Town officials said many bay constables in the state already carry firearms. Hempstead, for example, allows its bay constables to carry weapons, Hempstead town spokesman Michael Fricchione said.
The policy for armed public safety officers requires that they have a “full carry pistol permit” issued by the Nassau County Police Department, an armed security guard license issued by New York State, and be approved by the Oyster Bay public safety commissioner.
Armed public safety officers and bay constables would be authorized to use deadly force if they “reasonably believed” the person presented an imminent threat to the officer or others, under the policy.
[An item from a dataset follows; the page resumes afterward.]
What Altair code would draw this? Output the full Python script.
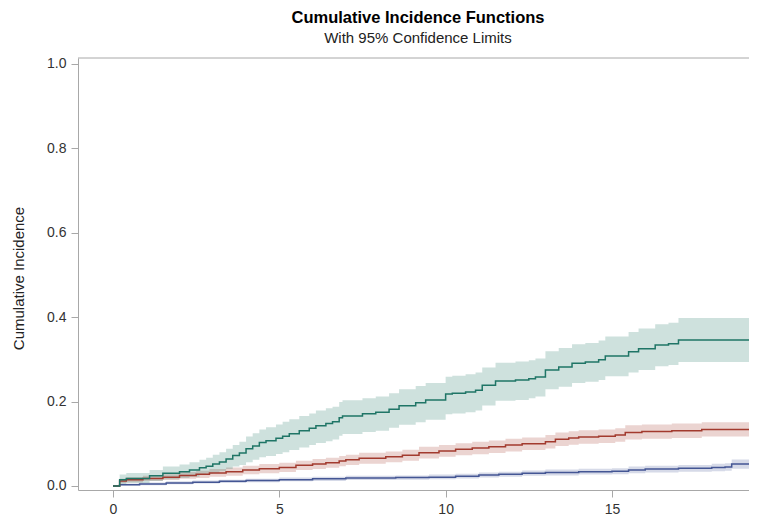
import altair as alt
import pandas as pd

# ---- data ----
green_t = [0, 0.2, 0.4, 1.1, 1.5, 2.0, 2.3, 2.6, 2.8, 3.0, 3.2, 3.4, 3.6, 3.8, 4.0, 4.2, 4.4, 4.6, 4.9, 5.1,
           5.3, 5.6, 5.9, 6.1, 6.4, 6.6, 6.8, 6.9, 7.5, 7.9, 8.3, 8.6, 9.1, 9.4, 10.0, 10.2, 10.6, 10.9, 11.1,
           11.5, 12.1, 12.5, 12.7, 13.0, 13.4, 13.8, 14.2, 14.6, 14.8, 15.5, 15.8, 16.3, 16.7, 17.0, 19.12]
green_est = [0, 0.015, 0.018, 0.024, 0.030, 0.034, 0.038, 0.043, 0.047, 0.052, 0.057, 0.064, 0.072, 0.078, 0.088,
             0.095, 0.103, 0.107, 0.113, 0.118, 0.124, 0.131, 0.137, 0.143, 0.148, 0.152, 0.162, 0.166, 0.171,
             0.175, 0.182, 0.190, 0.197, 0.204, 0.218, 0.220, 0.223, 0.227, 0.239, 0.249, 0.251, 0.254, 0.258,
             0.275, 0.282, 0.291, 0.294, 0.299, 0.308, 0.318, 0.325, 0.334, 0.337, 0.346, 0.346]
green_lo = [0, 0.005, 0.007, 0.012, 0.016, 0.019, 0.022, 0.026, 0.029, 0.031, 0.035, 0.040, 0.046, 0.050, 0.056,
            0.062, 0.068, 0.071, 0.076, 0.080, 0.085, 0.091, 0.097, 0.102, 0.106, 0.110, 0.119, 0.123, 0.128,
            0.131, 0.138, 0.145, 0.151, 0.157, 0.170, 0.172, 0.175, 0.179, 0.191, 0.202, 0.204, 0.208, 0.212,
            0.229, 0.235, 0.244, 0.247, 0.251, 0.260, 0.269, 0.275, 0.284, 0.287, 0.294, 0.294]
green_hi = [0, 0.027, 0.031, 0.038, 0.046, 0.051, 0.056, 0.062, 0.067, 0.074, 0.080, 0.088, 0.097, 0.105, 0.117,
            0.125, 0.134, 0.139, 0.146, 0.152, 0.158, 0.166, 0.172, 0.179, 0.184, 0.188, 0.199, 0.203, 0.208,
            0.212, 0.220, 0.229, 0.237, 0.244, 0.259, 0.261, 0.265, 0.269, 0.281, 0.292, 0.295, 0.298, 0.302,
            0.319, 0.327, 0.336, 0.339, 0.345, 0.354, 0.365, 0.373, 0.383, 0.387, 0.398, 0.398]

red_t = [0, 0.2, 0.4, 0.9, 1.5, 2.0, 2.5, 2.9, 3.4, 3.9, 4.4, 5.0, 5.5, 6.0, 6.4, 6.8, 7.0, 7.4, 8.2, 8.7, 9.2,
         9.8, 10.3, 10.8, 11.3, 11.8, 12.3, 13.0, 13.3, 13.7, 14.0, 14.6, 15.1, 15.4, 15.9, 16.8, 17.7, 19.12]
red_est = [0, 0.012, 0.015, 0.018, 0.021, 0.025, 0.028, 0.031, 0.034, 0.038, 0.041, 0.044, 0.049, 0.052, 0.055,
           0.059, 0.062, 0.066, 0.069, 0.073, 0.079, 0.083, 0.087, 0.090, 0.093, 0.097, 0.100, 0.105, 0.111,
           0.114, 0.116, 0.118, 0.121, 0.127, 0.129, 0.131, 0.134, 0.134]
red_lo = [0, 0.007, 0.009, 0.012, 0.014, 0.017, 0.019, 0.022, 0.024, 0.028, 0.030, 0.033, 0.038, 0.040, 0.043,
          0.047, 0.050, 0.053, 0.056, 0.060, 0.065, 0.069, 0.073, 0.075, 0.078, 0.082, 0.085, 0.089, 0.095,
          0.098, 0.100, 0.102, 0.105, 0.110, 0.112, 0.114, 0.117, 0.117]
red_hi = [0, 0.017, 0.021, 0.024, 0.028, 0.033, 0.036, 0.040, 0.044, 0.048, 0.052, 0.055, 0.060, 0.064, 0.067,
          0.071, 0.074, 0.079, 0.082, 0.086, 0.093, 0.097, 0.101, 0.105, 0.108, 0.112, 0.115, 0.121, 0.127,
          0.130, 0.132, 0.134, 0.137, 0.144, 0.146, 0.148, 0.151, 0.151]

blue_t = [0, 0.2, 0.8, 1.6, 2.4, 3.2, 4.0, 5.0, 6.0, 7.0, 8.5, 9.5, 10.3, 11.0, 11.6, 12.3, 13.0, 14.0, 15.0,
          15.5, 16.0, 17.0, 18.0, 18.4, 18.6, 19.12]
blue_est = [0, 0.003, 0.005, 0.007, 0.009, 0.011, 0.013, 0.015, 0.017, 0.019, 0.020, 0.021, 0.023, 0.026, 0.028,
            0.030, 0.032, 0.034, 0.035, 0.038, 0.040, 0.042, 0.044, 0.045, 0.052, 0.052]
blue_lo = [0, 0.001, 0.002, 0.004, 0.006, 0.007, 0.009, 0.011, 0.012, 0.014, 0.015, 0.016, 0.018, 0.020, 0.022,
           0.024, 0.025, 0.027, 0.028, 0.030, 0.032, 0.034, 0.035, 0.036, 0.041, 0.041]
blue_hi = [0, 0.006, 0.008, 0.011, 0.013, 0.015, 0.017, 0.020, 0.022, 0.024, 0.025, 0.027, 0.029, 0.032, 0.034,
           0.037, 0.039, 0.041, 0.042, 0.046, 0.048, 0.050, 0.053, 0.054, 0.063, 0.063]

groups = ["1", "2", "3"]
line_colors = ["#445694", "#A23A2E", "#1f7566"]

x_ticks = [0, 5, 10, 15]
y_ticks = [0.0, 0.2, 0.4, 0.6, 0.8, 1.0]

rows = []
for g, ts, es, lo, hi in [("1", blue_t, blue_est, blue_lo, blue_hi),
                          ("2", red_t, red_est, red_lo, red_hi),
                          ("3", green_t, green_est, green_lo, green_hi)]:
    for t, e, l, h in zip(ts, es, lo, hi):
        rows.append({"group": g, "t": t, "est": e, "lo": l, "hi": h})
df = pd.DataFrame(rows)

W, H = 671, 432
xscale = alt.Scale(domain=[-1.052, 19.12], nice=False, zero=False)
yscale = alt.Scale(domain=[-0.0095, 1.0142], nice=False, zero=False)
cscale = alt.Scale(domain=groups, range=line_colors)

x_enc = alt.X("t:Q", scale=xscale,
              axis=alt.Axis(values=x_ticks, title=None, grid=False, format="d"))
y_axis = alt.Axis(values=y_ticks, format=".1f", grid=False, title="Cumulative Incidence",
                  titleX=-60, titleY=220, titleAngle=-90, titleAlign="center",
                  titleBaseline="middle")

base = alt.Chart(df)

bands = base.mark_area(interpolate="step-after", opacity=0.22, clip=True).encode(
    x=x_enc,
    y=alt.Y("lo:Q", scale=yscale, axis=y_axis),
    y2="hi:Q",
    color=alt.Color("group:N", scale=cscale, legend=None),
    detail="group:N",
)

lines = base.mark_line(interpolate="step-after", strokeWidth=1.5, clip=True).encode(
    x=x_enc,
    y=alt.Y("est:Q", scale=yscale),
    color=alt.Color("group:N", scale=cscale, legend=None),
)

top_border = alt.Chart(pd.DataFrame({"v": [0]})).mark_rule(color="#a8a8a8", strokeWidth=1).encode(
    x=alt.value(0), x2=alt.value(W), y=alt.value(0)
)

chart = alt.layer(bands, lines, top_border).properties(
    width=W, height=H,
    title=alt.TitleParams(
        text="Cumulative Incidence Functions",
        subtitle="With 95% Confidence Limits",
        anchor="middle", frame="group", dx=4.5,
        font="Liberation Sans", fontSize=16.5, fontWeight="bold", color="#000000",
        subtitleFont="Liberation Sans", subtitleFontSize=15, subtitleColor="#222222",
        subtitlePadding=4, offset=11,
    ),
    autosize=alt.AutoSizeParams(type="none"),
    padding={"left": 70, "top": 50, "right": 0, "bottom": 30},
).configure_view(stroke=None).configure_axis(
    domainColor="#a8a8a8", tickColor="#a8a8a8", tickSize=7,
    labelFont="Liberation Sans", labelFontSize=14, labelColor="#333333", labelPadding=5,
    titleFont="Liberation Sans", titleFontSize=15, titleColor="#222222", titleFontWeight="normal",
)

chart.save("out.html", embed_options={"renderer": "svg", "actions": False})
Under certain circumstances involving suspicion of violent crimes, an officer would be authorized to shoot fleeing suspects.
The policy would require armed officers and constables to undergo background checks, a psychological evaluation and annual training in the use of deadly force.
Before the vote, Sea Cliff resident Arthur Adelman, 68, asked the board, “If they are not currently armed, what is the necessity of arming them now?”
Town Attorney Joseph Nocella responded with an example of bay constables approaching duck hunters on the water.
“As they approach someone who is armed … they themselves are unarmed,” Nocella said. “It’s a terrible situation. It’s one that mandates that they protect themselves and perhaps most importantly protect other people.”
Saladino and Nocella said arming public safety officers would only apply to active duty or retired police officers. The policy did not, however, restrict arming only public safety officers who were current or former police, rather it said they must have a full carry pistol permit issued by Nassau Police. The Nassau Police handbook on pistol licenses includes a full carry license for civilians who demonstrate they are in a threatening situation.
McCaffrey said the town’s policy may need “clarification” to restrict weapons carried by public safety officers to only active and retired police officers.
“We’ll announce any and all clarifications,” Saladino said.